# Source material
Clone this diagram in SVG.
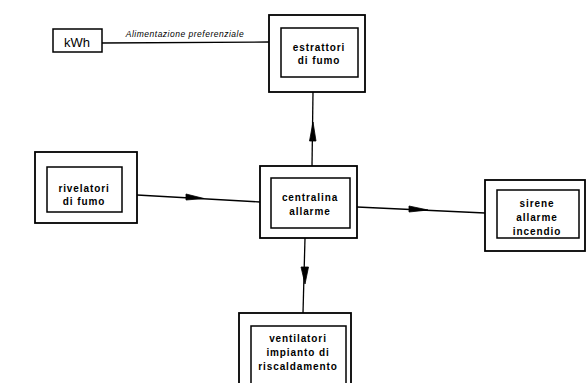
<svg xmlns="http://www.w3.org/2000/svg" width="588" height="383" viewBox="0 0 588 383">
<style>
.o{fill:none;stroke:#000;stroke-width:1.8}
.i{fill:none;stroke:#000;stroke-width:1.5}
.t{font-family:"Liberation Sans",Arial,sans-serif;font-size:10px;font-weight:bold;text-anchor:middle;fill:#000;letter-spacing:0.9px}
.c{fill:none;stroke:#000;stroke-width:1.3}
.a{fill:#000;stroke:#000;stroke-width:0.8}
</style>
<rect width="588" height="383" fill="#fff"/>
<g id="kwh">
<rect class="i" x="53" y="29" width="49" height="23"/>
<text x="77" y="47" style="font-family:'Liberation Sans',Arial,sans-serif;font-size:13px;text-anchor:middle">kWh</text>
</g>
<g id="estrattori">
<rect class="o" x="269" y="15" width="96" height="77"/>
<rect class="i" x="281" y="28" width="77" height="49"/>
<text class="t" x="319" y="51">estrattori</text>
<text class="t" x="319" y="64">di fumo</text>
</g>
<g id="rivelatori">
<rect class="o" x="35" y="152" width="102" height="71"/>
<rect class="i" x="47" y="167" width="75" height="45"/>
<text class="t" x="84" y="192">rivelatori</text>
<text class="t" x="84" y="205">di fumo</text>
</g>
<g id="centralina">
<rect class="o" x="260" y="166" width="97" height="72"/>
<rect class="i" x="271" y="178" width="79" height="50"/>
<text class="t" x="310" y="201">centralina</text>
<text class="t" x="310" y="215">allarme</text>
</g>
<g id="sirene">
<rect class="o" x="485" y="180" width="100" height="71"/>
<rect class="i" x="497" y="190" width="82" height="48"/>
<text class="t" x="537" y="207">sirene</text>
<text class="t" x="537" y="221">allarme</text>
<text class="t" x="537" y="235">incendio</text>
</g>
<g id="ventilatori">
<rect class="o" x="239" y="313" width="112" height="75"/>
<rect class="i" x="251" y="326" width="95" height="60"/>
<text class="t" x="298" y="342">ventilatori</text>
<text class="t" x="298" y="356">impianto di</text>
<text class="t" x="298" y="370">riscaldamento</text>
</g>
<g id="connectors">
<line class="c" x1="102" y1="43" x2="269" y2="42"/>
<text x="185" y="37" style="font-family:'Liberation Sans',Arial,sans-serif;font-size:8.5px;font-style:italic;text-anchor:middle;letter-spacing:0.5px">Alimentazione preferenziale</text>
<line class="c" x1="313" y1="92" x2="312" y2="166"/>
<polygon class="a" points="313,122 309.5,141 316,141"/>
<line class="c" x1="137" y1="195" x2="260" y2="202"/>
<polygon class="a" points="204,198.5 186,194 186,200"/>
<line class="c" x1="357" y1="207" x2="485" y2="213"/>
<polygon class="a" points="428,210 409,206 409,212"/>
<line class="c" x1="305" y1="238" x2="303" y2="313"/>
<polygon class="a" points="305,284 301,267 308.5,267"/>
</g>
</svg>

# Exercise instructions
Quote the data exactly, leaving every image out of the copy.

# Task solution
Clone this diagram in SVG.
<svg xmlns="http://www.w3.org/2000/svg" width="588" height="383" viewBox="0 0 588 383">
<style>
.o{fill:none;stroke:#000;stroke-width:1.8}
.i{fill:none;stroke:#000;stroke-width:1.5}
.t{font-family:"Liberation Sans",Arial,sans-serif;font-size:10px;font-weight:bold;text-anchor:middle;fill:#000;letter-spacing:0.9px}
.c{fill:none;stroke:#000;stroke-width:1.3}
.a{fill:#000;stroke:#000;stroke-width:0.8}
</style>
<rect width="588" height="383" fill="#fff"/>
<g id="kwh">
<rect class="i" x="53" y="29" width="49" height="23"/>
<text x="77" y="47" style="font-family:'Liberation Sans',Arial,sans-serif;font-size:13px;text-anchor:middle">kWh</text>
</g>
<g id="estrattori">
<rect class="o" x="269" y="15" width="96" height="77"/>
<rect class="i" x="281" y="28" width="77" height="49"/>
<text class="t" x="319" y="51">estrattori</text>
<text class="t" x="319" y="64">di fumo</text>
</g>
<g id="rivelatori">
<rect class="o" x="35" y="152" width="102" height="71"/>
<rect class="i" x="47" y="167" width="75" height="45"/>
<text class="t" x="84" y="192">rivelatori</text>
<text class="t" x="84" y="205">di fumo</text>
</g>
<g id="centralina">
<rect class="o" x="260" y="166" width="97" height="72"/>
<rect class="i" x="271" y="178" width="79" height="50"/>
<text class="t" x="310" y="201">centralina</text>
<text class="t" x="310" y="215">allarme</text>
</g>
<g id="sirene">
<rect class="o" x="485" y="180" width="100" height="71"/>
<rect class="i" x="497" y="190" width="82" height="48"/>
<text class="t" x="537" y="207">sirene</text>
<text class="t" x="537" y="221">allarme</text>
<text class="t" x="537" y="235">incendio</text>
</g>
<g id="ventilatori">
<rect class="o" x="239" y="313" width="112" height="75"/>
<rect class="i" x="251" y="326" width="95" height="60"/>
<text class="t" x="298" y="342">ventilatori</text>
<text class="t" x="298" y="356">impianto di</text>
<text class="t" x="298" y="370">riscaldamento</text>
</g>
<g id="connectors">
<line class="c" x1="102" y1="43" x2="269" y2="42"/>
<text x="185" y="37" style="font-family:'Liberation Sans',Arial,sans-serif;font-size:8.5px;font-style:italic;text-anchor:middle;letter-spacing:0.5px">Alimentazione preferenziale</text>
<line class="c" x1="313" y1="92" x2="312" y2="166"/>
<polygon class="a" points="313,122 309.5,141 316,141"/>
<line class="c" x1="137" y1="195" x2="260" y2="202"/>
<polygon class="a" points="204,198.5 186,194 186,200"/>
<line class="c" x1="357" y1="207" x2="485" y2="213"/>
<polygon class="a" points="428,210 409,206 409,212"/>
<line class="c" x1="305" y1="238" x2="303" y2="313"/>
<polygon class="a" points="305,284 301,267 308.5,267"/>
</g>
</svg>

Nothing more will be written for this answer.